I think that people are quick to brush off Ukip’s chances of having a big impact on 2015 - when you look at share at the vote in a range of important Westminster seats, they got the biggest share in the vote or came pretty close. Even more importantly, though, is the fact that the Tories are losing support in droves at the minute to Ukip, which could let Labour through in many seats that have usually been safely Tory. Labour got the highest share of the vote in both Kettering and Gravesham, two rock solid Tory seats that would see Labour get a 1997-style landslide if they won them.

I think it’s a bit naive to say that it’s only a protest vote, and that everything will return back to normal at the general election. Ukip are now expected to win the European elections next year, and are bound to pick up a by-election win between now and then having gone so close recently.

He seems quite happy to accept his generous payments as an MEP, without actually going there very often.

Indeed. And it’s not like Westminster MPs actually have to show up all that often.

I’m trying to think of the seats UKIP might win in 2015, and drawing a blank. They might well affect the outcome in a good number, but actually end up with a majority? Where? And how?

Well, the people who vote in European elections tend to be the people who care about Europe - one way or another. Turnout tends to be very low compared to General Elections, indicating that only the committed, the stubborn and the passionate actually bother.

But anecdotally, I moderate a UK forum that deals with, amongst other things, welfare and benefits issues. You would not believe the number of people who, appalled by the current welfare reforms and Labour’s startling acquiescence, have decided that UKIP should get their vote next time around.

Of course, many of them won’t bother to check UKIP’s actual policies about these matters and will vote for them anyway, but it will be an ill-considered protest vote.

Well, Boston and Skegness (where they had their best non-Farage showing in 2010) must have a good chance of turning purple in 2015; they now have a majority of councillors in that area and beat the Tories by about 3% on vote share. Due to FPTP, it’s possible that they could win in all sorts of seats. They would have won Harlow if they had have taken 2% off each of Labour and the Tories, and would have only needed a 3% Conservative -> Ukip swing to win Epping Forest, which is one of the Tories’ safest seats in the country at Westminster. If Ukip can win seats like this it would be a doomsday scenario for the Tories, and Ukip could win lots of seats.

It’s unlikely that they could achieve this at a general election, but it’s certainly possible. The public are in a foul mood with the three main parties.

In the last election Farage stood against Bercow, the Speaker. As he was the Speaker, all of the major parties withdrew from that constituency. Bercow was so unpopular that the local Tories refused outright to have anything to do with his reelection.

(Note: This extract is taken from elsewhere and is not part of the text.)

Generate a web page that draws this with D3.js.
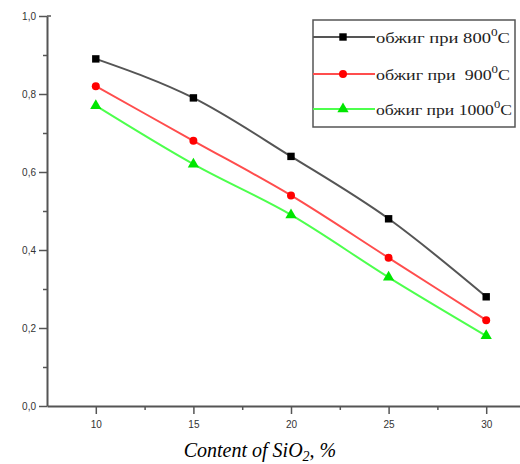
<!DOCTYPE html>
<html>
<head>
<meta charset="utf-8">
<script src="https://cdn.jsdelivr.net/npm/d3@7"></script>
<style>
  body { margin: 0; background: #fff; }
  svg { display: block; }
</style>
</head>
<body>
<svg id="chart" width="520" height="464"></svg>
<script>
// values
const sio2 = [10, 15, 20, 25, 30];
const fired800 = [0.89, 0.79, 0.64, 0.48, 0.28];
const fired900 = [0.82, 0.68, 0.54, 0.38, 0.22];
const fired1000 = [0.77, 0.62, 0.49, 0.33, 0.18];
const seriesNames = ['обжиг при 800', 'обжиг при  900', 'обжиг при 1000'];
const yTicks = [0, 0.2, 0.4, 0.6, 0.8, 1.0];

const svg = d3.select('#chart');

const x = d3.scaleLinear().domain([7.5, 32.5]).range([47, 535]);
const y = d3.scaleLinear().domain([0, 1]).range([406, 16]);

const fmt = v => d3.format('.1f')(v).replace('.', ',');

// y axis
svg.append('g')
    .attr('transform', `translate(${x(7.5)},0)`)
    .call(d3.axisLeft(y).tickValues(yTicks).tickFormat(fmt).tickSize(8).tickSizeOuter(0));
svg.append('g')
    .attr('transform', `translate(${x(7.5)},0)`)
    .call(d3.axisLeft(y).tickValues(d3.range(0.1, 1, 0.2)).tickFormat('').tickSize(4).tickSizeOuter(0))
    .select('.domain').remove();

// x axis
const xAxis = svg.append('g')
    .attr('transform', `translate(0,${y(0)})`)
    .call(d3.axisBottom(x).tickValues(sio2).tickSize(8).tickSizeOuter(0));
svg.append('g')
    .attr('transform', `translate(0,${y(0)})`)
    .call(d3.axisBottom(x).tickValues([12.5, 17.5, 22.5, 27.5, 32.5]).tickFormat('').tickSize(4).tickSizeOuter(0))
    .select('.domain').remove();

svg.selectAll('.domain').attr('stroke', '#555').attr('stroke-width', 2);
svg.selectAll('.tick line').attr('stroke', '#555').attr('stroke-width', 1.5);
svg.selectAll('.tick text')
    .attr('font-family', 'Liberation Sans, Arial, sans-serif')
    .attr('font-size', 10)
    .attr('fill', '#333');
xAxis.selectAll('.tick text').attr('dy', '1.1em');

// little hook at the top of the y axis
svg.append('line')
    .attr('x1', x(7.5)).attr('x2', x(7.5) + 4)
    .attr('y1', y(1)).attr('y2', y(1))
    .attr('stroke', '#555').attr('stroke-width', 1.5);

const series = [
    { name: seriesNames[0], values: fired800, line: '#555', mark: '#000', shape: d3.symbolSquare, size: 55, tl: 134 },
    { name: seriesNames[1], values: fired900, line: '#ff4d4d', mark: '#ff0000', shape: d3.symbolCircle, size: 50, tl: 134 },
    { name: seriesNames[2], values: fired1000, line: '#4dff4d', mark: '#00e600', shape: d3.symbolTriangle, size: 55, tl: 136 }
];

const line = d3.line()
    .x((d, i) => x(sio2[i]))
    .y(d => y(d))
    .curve(d3.curveMonotoneX);

series.forEach(s => {
    svg.append('path')
        .attr('d', line(s.values))
        .attr('fill', 'none')
        .attr('stroke', s.line)
        .attr('stroke-width', 2);
    svg.selectAll(null)
        .data(s.values)
        .enter().append('path')
        .attr('d', d3.symbol().type(s.shape).size(s.size))
        .attr('transform', (d, i) => `translate(${x(sio2[i])},${y(d)})`)
        .attr('fill', s.mark);
});

// legend
const legend = svg.append('g');
legend.append('rect')
    .attr('x', 313).attr('y', 20)
    .attr('width', 202).attr('height', 107)
    .attr('fill', '#fff')
    .attr('stroke', '#555').attr('stroke-width', 1.5);

const rowY = [37, 74, 109];
series.forEach((s, i) => {
    const g = legend.append('g').attr('transform', `translate(0,${rowY[i]})`);
    g.append('line')
        .attr('x1', 313).attr('x2', 375)
        .attr('stroke', s.line).attr('stroke-width', 2);
    g.append('path')
        .attr('d', d3.symbol().type(s.shape).size(s.size))
        .attr('transform', 'translate(343,0)')
        .attr('fill', s.mark);
    const t = g.append('text')
        .attr('x', 376).attr('y', 6)
        .attr('font-family', 'Liberation Serif, Times New Roman, serif')
        .attr('font-size', 14)
        .attr('fill', '#222')
        .attr('textLength', s.tl)
        .attr('lengthAdjust', 'spacingAndGlyphs')
        .style('white-space', 'pre');
    t.append('tspan').text(s.name);
    t.append('tspan').attr('dy', -7).attr('font-size', 10).text('0');
    t.append('tspan').attr('dy', 7).text('C');
});

// x title
const title = svg.append('text')
    .attr('x', 260).attr('y', 457)
    .attr('text-anchor', 'middle')
    .attr('font-family', 'Liberation Serif, Times New Roman, serif')
    .attr('font-style', 'italic')
    .attr('font-size', 20)
    .attr('fill', '#000');
title.append('tspan').text('Content of SiO');
title.append('tspan').attr('dy', 4).attr('font-size', 14).text('2');
title.append('tspan').attr('dy', -4).text(', %');
</script>
</body>
</html>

Farage came third. Even after the HIGNFY bump. Second were the local Tories’ grassroots anti-Bercow group. UKIP will never get anywhere.

But Ukip got a 3% share of the national vote in 2010,and were polling at around that level, too. They’re now polling in the high teens. They’re a consensus choice for getting the highest share of the vote in the 2014 European elections, too. They might not pick up many seats in the 2015 general election (although they might), but they certainly could have a massive impact on the election by splitting the right-leaning vote and letting Labour win in lots of supposedly safe Tory seats.

The Conservatives know this, of course, and are having to tack right on a range of issues like the EU referendum pledge. Ukip now have a large presence in local government and in the European parliament, and are able to exert enormous leverage over the government. What happened in 2010 doesn’t really have any relevance anymore.

But, what about Jon Cruddas and “Blue Labour”?

Do they trade unions still get a fixed 30% vote in Labour or whatever it was they used to have?

They still get a block vote in internal labour leadership elections, not sure of the percentage but that’s how we ended up with Ed instead of David, but that obviously has no bearing on parliamentary or local elections.